Source code of charts
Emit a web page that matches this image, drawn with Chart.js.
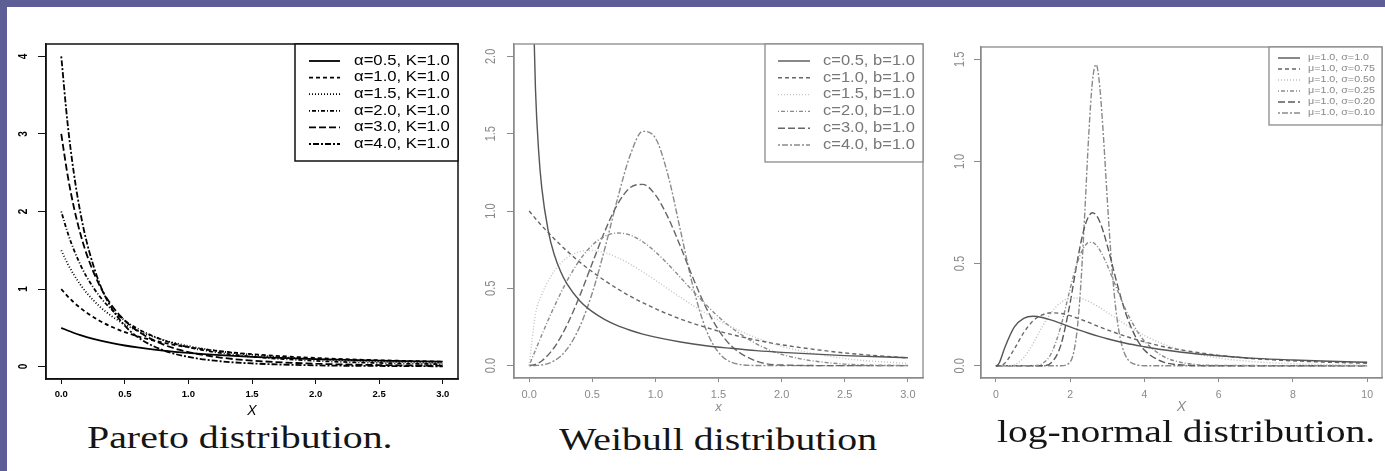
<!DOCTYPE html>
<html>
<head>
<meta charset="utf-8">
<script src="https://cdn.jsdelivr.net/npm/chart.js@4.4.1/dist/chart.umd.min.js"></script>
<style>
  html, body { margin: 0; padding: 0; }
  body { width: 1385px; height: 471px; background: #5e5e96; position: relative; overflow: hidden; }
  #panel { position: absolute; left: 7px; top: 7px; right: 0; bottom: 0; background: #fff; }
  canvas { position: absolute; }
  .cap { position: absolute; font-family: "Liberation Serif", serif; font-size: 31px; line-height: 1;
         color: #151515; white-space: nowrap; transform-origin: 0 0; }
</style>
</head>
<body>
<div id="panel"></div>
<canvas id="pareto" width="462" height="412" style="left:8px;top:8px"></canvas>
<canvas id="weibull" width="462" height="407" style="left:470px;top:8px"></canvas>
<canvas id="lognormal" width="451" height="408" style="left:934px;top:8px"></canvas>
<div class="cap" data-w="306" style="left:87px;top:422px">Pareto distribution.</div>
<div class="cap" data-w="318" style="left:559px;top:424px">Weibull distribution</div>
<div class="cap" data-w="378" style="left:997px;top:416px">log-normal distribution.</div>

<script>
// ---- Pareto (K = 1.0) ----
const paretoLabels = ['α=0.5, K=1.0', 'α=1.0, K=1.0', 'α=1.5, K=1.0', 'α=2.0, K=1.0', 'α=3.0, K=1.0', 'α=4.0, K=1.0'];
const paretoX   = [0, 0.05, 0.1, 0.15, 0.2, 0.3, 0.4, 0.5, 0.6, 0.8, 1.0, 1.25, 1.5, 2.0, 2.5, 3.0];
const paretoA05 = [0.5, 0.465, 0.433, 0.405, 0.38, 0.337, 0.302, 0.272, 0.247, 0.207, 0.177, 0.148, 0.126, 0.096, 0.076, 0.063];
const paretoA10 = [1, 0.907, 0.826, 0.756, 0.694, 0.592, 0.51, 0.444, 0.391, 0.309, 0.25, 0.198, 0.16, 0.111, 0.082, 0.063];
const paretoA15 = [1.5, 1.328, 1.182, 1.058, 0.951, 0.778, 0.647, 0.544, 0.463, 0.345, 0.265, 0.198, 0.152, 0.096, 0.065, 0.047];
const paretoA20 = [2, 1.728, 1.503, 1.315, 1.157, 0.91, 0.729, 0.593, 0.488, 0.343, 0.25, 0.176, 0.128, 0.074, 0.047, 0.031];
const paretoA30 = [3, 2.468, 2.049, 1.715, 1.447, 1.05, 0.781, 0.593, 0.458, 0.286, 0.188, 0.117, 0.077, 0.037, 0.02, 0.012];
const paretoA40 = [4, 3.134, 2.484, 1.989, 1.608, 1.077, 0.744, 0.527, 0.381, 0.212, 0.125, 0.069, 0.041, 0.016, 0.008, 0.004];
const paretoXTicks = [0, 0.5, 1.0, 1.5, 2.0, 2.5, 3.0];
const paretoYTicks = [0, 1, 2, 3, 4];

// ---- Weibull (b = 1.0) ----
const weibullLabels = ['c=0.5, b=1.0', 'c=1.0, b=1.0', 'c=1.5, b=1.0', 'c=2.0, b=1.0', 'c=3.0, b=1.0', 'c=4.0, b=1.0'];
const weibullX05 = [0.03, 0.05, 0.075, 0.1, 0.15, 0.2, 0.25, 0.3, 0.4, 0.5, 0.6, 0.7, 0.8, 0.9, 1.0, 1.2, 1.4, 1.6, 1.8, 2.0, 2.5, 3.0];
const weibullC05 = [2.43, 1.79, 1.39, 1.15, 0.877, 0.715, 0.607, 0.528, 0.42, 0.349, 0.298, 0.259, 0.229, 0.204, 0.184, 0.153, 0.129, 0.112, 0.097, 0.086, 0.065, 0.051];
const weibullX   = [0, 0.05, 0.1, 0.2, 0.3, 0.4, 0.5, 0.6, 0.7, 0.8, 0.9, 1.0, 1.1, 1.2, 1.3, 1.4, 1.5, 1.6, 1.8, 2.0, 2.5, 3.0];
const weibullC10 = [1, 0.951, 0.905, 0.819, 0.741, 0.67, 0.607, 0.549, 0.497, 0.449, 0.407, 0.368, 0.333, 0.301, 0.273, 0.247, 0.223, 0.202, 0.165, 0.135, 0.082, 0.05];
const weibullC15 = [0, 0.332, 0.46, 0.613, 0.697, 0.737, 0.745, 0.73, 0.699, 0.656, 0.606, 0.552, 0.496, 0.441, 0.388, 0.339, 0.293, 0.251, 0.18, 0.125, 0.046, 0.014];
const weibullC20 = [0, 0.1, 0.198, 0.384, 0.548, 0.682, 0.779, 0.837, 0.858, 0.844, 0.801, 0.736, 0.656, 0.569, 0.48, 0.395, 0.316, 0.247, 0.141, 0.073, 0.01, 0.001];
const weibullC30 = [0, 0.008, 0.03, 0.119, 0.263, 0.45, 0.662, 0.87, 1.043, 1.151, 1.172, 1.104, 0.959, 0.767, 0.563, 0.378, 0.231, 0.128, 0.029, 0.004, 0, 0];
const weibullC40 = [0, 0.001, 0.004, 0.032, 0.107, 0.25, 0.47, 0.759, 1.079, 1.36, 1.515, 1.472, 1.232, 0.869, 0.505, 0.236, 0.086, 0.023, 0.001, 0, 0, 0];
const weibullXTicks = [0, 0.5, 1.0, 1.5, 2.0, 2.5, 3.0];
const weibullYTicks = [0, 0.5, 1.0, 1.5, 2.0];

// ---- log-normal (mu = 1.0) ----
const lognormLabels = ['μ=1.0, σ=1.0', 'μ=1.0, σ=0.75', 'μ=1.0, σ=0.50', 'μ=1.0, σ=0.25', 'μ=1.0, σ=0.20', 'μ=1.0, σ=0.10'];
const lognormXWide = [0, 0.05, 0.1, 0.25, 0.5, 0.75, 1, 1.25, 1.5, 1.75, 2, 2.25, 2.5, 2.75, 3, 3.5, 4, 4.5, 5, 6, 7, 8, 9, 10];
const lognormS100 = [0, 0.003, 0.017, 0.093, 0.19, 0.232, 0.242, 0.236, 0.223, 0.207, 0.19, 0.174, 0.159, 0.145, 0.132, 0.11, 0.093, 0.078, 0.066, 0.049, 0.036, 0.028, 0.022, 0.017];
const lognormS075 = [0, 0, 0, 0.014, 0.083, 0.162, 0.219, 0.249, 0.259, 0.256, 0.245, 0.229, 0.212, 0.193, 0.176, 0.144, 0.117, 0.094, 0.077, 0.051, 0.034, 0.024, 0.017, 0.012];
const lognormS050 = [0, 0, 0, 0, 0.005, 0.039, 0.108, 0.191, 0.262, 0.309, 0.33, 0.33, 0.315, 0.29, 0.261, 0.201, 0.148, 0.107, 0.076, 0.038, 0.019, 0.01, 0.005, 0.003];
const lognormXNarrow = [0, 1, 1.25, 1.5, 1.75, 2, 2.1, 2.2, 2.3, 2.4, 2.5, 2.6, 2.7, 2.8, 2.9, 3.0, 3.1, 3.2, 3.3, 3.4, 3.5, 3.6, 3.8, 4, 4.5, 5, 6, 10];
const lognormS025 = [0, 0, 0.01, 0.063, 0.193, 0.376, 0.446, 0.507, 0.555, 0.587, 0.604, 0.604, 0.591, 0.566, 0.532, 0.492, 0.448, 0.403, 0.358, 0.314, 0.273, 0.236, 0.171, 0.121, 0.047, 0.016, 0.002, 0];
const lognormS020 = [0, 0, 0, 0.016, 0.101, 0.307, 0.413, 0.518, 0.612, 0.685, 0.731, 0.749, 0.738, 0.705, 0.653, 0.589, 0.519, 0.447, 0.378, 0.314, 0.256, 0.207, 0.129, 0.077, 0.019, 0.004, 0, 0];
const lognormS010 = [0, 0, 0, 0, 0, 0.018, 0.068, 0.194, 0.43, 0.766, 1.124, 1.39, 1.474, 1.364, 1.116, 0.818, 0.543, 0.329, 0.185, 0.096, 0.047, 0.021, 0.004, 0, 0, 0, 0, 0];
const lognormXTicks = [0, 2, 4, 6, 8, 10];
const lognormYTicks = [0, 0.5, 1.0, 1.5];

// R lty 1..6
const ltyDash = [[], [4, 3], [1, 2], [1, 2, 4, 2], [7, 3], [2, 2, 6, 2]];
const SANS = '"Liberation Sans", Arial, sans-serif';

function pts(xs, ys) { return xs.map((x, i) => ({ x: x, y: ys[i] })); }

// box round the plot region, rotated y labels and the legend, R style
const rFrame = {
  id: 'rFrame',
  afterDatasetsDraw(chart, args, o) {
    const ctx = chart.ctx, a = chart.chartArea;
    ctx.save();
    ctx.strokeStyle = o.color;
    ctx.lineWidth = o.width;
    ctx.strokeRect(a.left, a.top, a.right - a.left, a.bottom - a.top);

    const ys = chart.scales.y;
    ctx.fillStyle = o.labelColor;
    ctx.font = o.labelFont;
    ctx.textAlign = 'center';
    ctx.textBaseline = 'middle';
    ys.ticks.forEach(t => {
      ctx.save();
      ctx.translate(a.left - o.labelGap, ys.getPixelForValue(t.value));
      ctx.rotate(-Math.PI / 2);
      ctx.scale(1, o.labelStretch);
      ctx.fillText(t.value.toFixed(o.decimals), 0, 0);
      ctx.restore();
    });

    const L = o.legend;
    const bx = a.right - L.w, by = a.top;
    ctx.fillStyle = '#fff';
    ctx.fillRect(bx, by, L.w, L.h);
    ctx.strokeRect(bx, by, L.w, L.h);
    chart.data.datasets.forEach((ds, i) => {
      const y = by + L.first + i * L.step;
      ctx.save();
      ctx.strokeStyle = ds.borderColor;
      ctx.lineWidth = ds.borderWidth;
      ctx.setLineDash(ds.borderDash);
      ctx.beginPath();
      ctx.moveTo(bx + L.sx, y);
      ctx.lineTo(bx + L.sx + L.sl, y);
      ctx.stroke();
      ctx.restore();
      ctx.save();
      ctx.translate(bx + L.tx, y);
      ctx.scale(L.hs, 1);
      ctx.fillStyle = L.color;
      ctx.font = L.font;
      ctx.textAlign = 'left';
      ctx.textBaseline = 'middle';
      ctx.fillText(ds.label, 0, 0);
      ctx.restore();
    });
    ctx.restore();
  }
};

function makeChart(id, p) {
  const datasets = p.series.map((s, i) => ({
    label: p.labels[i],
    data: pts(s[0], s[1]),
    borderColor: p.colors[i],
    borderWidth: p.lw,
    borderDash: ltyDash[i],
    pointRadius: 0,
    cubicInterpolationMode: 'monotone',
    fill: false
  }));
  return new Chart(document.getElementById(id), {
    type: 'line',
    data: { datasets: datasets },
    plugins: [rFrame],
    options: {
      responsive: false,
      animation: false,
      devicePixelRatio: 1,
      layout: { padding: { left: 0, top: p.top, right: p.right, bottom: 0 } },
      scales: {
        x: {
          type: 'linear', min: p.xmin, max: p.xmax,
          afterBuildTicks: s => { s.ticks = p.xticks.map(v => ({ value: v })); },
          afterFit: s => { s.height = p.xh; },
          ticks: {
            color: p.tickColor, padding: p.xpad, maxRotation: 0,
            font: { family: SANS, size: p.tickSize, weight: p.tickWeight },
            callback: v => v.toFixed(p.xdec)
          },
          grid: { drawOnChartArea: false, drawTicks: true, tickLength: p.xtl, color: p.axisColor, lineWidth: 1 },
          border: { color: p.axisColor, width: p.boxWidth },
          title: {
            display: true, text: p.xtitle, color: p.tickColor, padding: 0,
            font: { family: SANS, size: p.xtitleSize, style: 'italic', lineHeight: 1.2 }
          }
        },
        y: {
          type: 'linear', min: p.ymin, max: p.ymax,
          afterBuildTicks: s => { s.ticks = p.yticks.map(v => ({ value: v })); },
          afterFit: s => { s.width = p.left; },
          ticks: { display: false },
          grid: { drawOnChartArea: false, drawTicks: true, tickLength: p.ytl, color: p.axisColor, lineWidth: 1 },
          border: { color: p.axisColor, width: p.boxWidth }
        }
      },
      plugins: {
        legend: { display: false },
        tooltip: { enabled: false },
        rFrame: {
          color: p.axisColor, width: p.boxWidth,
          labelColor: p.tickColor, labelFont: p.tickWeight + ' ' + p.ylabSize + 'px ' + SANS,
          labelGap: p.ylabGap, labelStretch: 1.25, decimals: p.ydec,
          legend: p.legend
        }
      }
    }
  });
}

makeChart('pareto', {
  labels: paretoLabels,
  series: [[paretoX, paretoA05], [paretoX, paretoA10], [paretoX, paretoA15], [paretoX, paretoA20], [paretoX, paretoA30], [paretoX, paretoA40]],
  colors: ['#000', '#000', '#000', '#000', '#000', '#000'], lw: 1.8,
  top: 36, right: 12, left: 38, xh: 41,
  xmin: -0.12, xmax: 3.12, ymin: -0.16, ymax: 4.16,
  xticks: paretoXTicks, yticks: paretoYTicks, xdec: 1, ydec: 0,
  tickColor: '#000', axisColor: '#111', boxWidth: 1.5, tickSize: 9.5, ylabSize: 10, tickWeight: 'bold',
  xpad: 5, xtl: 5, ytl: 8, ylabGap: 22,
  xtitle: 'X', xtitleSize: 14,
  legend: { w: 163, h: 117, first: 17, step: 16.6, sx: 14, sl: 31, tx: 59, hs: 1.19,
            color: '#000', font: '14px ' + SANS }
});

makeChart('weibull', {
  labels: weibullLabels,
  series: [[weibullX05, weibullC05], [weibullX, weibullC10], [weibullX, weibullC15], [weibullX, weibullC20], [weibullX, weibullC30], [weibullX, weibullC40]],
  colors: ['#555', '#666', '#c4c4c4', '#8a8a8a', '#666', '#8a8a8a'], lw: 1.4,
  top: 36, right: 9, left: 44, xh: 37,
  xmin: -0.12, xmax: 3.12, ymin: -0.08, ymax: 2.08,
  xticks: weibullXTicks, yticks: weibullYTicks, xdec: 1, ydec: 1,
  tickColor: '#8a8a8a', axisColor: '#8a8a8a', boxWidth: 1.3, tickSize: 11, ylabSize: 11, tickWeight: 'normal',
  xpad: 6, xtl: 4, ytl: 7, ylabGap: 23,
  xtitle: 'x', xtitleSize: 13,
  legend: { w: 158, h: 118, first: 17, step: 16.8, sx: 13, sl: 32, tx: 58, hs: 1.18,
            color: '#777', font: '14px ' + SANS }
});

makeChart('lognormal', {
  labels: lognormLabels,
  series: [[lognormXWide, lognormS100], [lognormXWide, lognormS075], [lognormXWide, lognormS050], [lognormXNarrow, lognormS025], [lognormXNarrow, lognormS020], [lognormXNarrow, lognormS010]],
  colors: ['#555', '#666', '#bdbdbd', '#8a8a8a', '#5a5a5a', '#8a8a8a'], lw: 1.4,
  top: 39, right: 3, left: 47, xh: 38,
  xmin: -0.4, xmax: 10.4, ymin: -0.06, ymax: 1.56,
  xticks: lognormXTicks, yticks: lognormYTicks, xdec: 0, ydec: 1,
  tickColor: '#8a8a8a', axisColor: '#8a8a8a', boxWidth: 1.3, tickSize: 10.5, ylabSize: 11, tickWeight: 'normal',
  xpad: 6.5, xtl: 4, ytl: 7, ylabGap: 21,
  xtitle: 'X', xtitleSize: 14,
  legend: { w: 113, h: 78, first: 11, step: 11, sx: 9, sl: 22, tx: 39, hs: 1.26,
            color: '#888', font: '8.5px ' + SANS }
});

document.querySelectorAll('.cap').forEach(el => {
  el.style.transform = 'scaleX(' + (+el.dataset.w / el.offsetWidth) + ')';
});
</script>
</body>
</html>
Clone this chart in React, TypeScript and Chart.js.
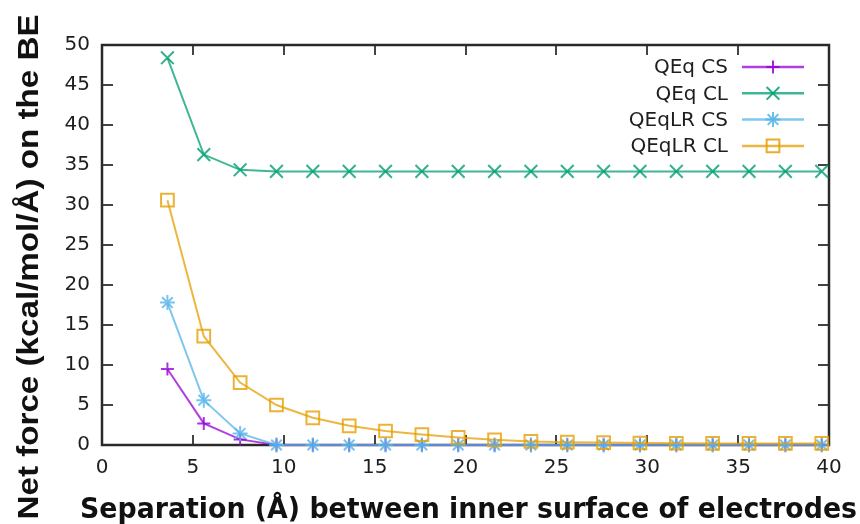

# [EXERCISE GOAL]
What count of lines in the listing contain the word "this"? Reply with the number only.

# [EXERCISE RESPONSE]
2